## THE REQUEST
Take every line from the first down to the line with "import pandas as pd" and set it down exactly, without the pictures.

start SUPPLIED MATERIAL

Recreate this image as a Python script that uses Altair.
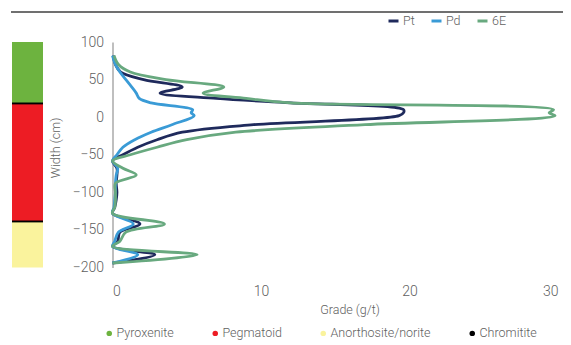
import altair as alt
import pandas as pd

# ---- data ----
widths = [82, 70, 60, 50, 40, 32, 25, 19, 10, 6, 2, -10, -20, -30, -40, -50, -58,
          -68, -77, -88, -100, -110, -120, -128, -142, -153, -165, -172, -183, -194]
pt = [0.05, 0.2, 0.55, 2.1, 4.7, 3.2, 7.0, 12.0, 19.6, 19.6, 19.3, 9.5, 4.7, 3.0, 1.7, 0.7, 0.0,
      0.3, 0.3, 0.25, 0.3, 0.25, 0.15, 0.0, 1.85, 0.5, 0.35, 0.0, 2.85, 0.0]
pd_vals = [0.0, 0.2, 0.5, 0.9, 1.3, 1.6, 1.8, 2.6, 5.4, 5.3, 5.5, 4.0, 2.6, 1.5, 0.7, 0.3, 0.0,
           0.35, 0.25, 0.2, 0.2, 0.15, 0.1, 0.0, 1.4, 0.4, 0.15, 0.0, 1.7, 0.0]
e6 = [0.1, 0.4, 1.2, 3.6, 7.5, 6.1, 9.0, 12.0, 29.7, 29.4, 29.8, 17.0, 8.3, 5.0, 3.0, 1.2, 0.0,
      0.7, 1.6, 0.2, 0.2, 0.2, 0.15, 0.0, 3.5, 0.9, 0.5, 0.0, 5.7, 0.0]

series_names = ["Pt", "Pd", "6E"]
series_colors = ["#1f2a5c", "#3a9bd6", "#68a97f"]

strata_names = ["Pyroxenite", "Pegmatoid", "Anorthosite/norite", "Chromitite", "Chromitite"]
strata_top = [100, 18, -139, 19.5, -137.5]
strata_bottom = [18, -139, -200, 17, -140]
strata_legend = ["Pyroxenite", "Pegmatoid", "Anorthosite/norite", "Chromitite"]
strata_colors = ["#6db33f", "#ed1c24", "#faf39d", "#000000"]

x_ticks = [0, 10, 20, 30]
y_ticks = [-200, -150, -100, -50, 0, 50, 100]

# ---- tables ----
rows = []
for name, vals in zip(series_names, [pt, pd_vals, e6]):
    for i, (w, g) in enumerate(zip(widths, vals)):
        rows.append({"series": name, "width": w, "grade": g, "i": i})
series_df = pd.DataFrame(rows)
strata_df = pd.DataFrame({"name": strata_names, "top": strata_top, "bottom": strata_bottom})

FONT = "Roboto"
TXT = "#5f5f5f"

y_scale = alt.Scale(domain=[-200, 100], nice=False, zero=False)
x_scale = alt.Scale(domain=[0, 30], nice=False)
y_axis = alt.Axis(title="Width (cm)", values=y_ticks, ticks=False, grid=False,
                  domainColor="#bfbfbf", domainWidth=2, labelPadding=9,
                  titlePadding=10, titleY=105.5)

strata = alt.Chart(strata_df).mark_rect().encode(
    x=alt.value(-100.5),
    x2=alt.value(-69.5),
    y=alt.Y("top:Q", scale=y_scale, axis=y_axis),
    y2="bottom:Q",
    fill=alt.Fill("name:N",
                  scale=alt.Scale(domain=strata_legend, range=strata_colors),
                  legend=alt.Legend(orient="none", legendX=-9.5, legendY=285,
                                    direction="horizontal", title=None,
                                    symbolType="circle", symbolSize=30,
                                    symbolStrokeWidth=0, labelOffset=1,
                                    columnPadding=35)),
)

lines = alt.Chart(series_df).mark_line(strokeWidth=2.8, interpolate="catmull-rom").encode(
    x=alt.X("grade:Q", scale=x_scale,
            axis=alt.Axis(title="Grade (g/t)", values=x_ticks, domain=False, ticks=False,
                          grid=False, labelPadding=17, titlePadding=5, titleX=237)),
    y=alt.Y("width:Q", scale=y_scale, axis=y_axis),
    stroke=alt.Stroke("series:N",
                      scale=alt.Scale(domain=series_names, range=series_colors),
                      legend=alt.Legend(orient="none", legendX=274.5, legendY=-27.5,
                                        direction="horizontal", title=None,
                                        symbolType="stroke", symbolSize=100,
                                        symbolStrokeWidth=3, labelOffset=3,
                                        columnPadding=10)),
    order="i:Q",
)

topline = alt.Chart(pd.DataFrame({"a": [0]})).mark_rule(color="#707070", strokeWidth=2).encode(
    x=alt.value(-101.5), x2=alt.value(450.5), y=alt.value(-30)
)

chart = alt.layer(strata, lines, topline).properties(
    width=445.5, height=225.5,
    padding={"left": 104.5, "top": 34, "right": 5, "bottom": 74},
    autosize=alt.AutoSizeParams(type="none"),
).configure_view(stroke=None).configure_axis(
    labelFont=FONT, titleFont=FONT, labelColor=TXT, titleColor=TXT,
    labelFontSize=14, titleFontSize=12.5, titleFontWeight=300, labelFontWeight=300,
).configure_legend(
    labelFont=FONT, labelFontSize=12.5, labelFontWeight=300, labelColor=TXT, padding=0,
)

chart.save("out.html", embed_options={"renderer": "svg", "actions": False})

end SUPPLIED MATERIAL

## EXERCISE RESULT
Recreate this image as a Python script that uses Altair.
import altair as alt
import pandas as pd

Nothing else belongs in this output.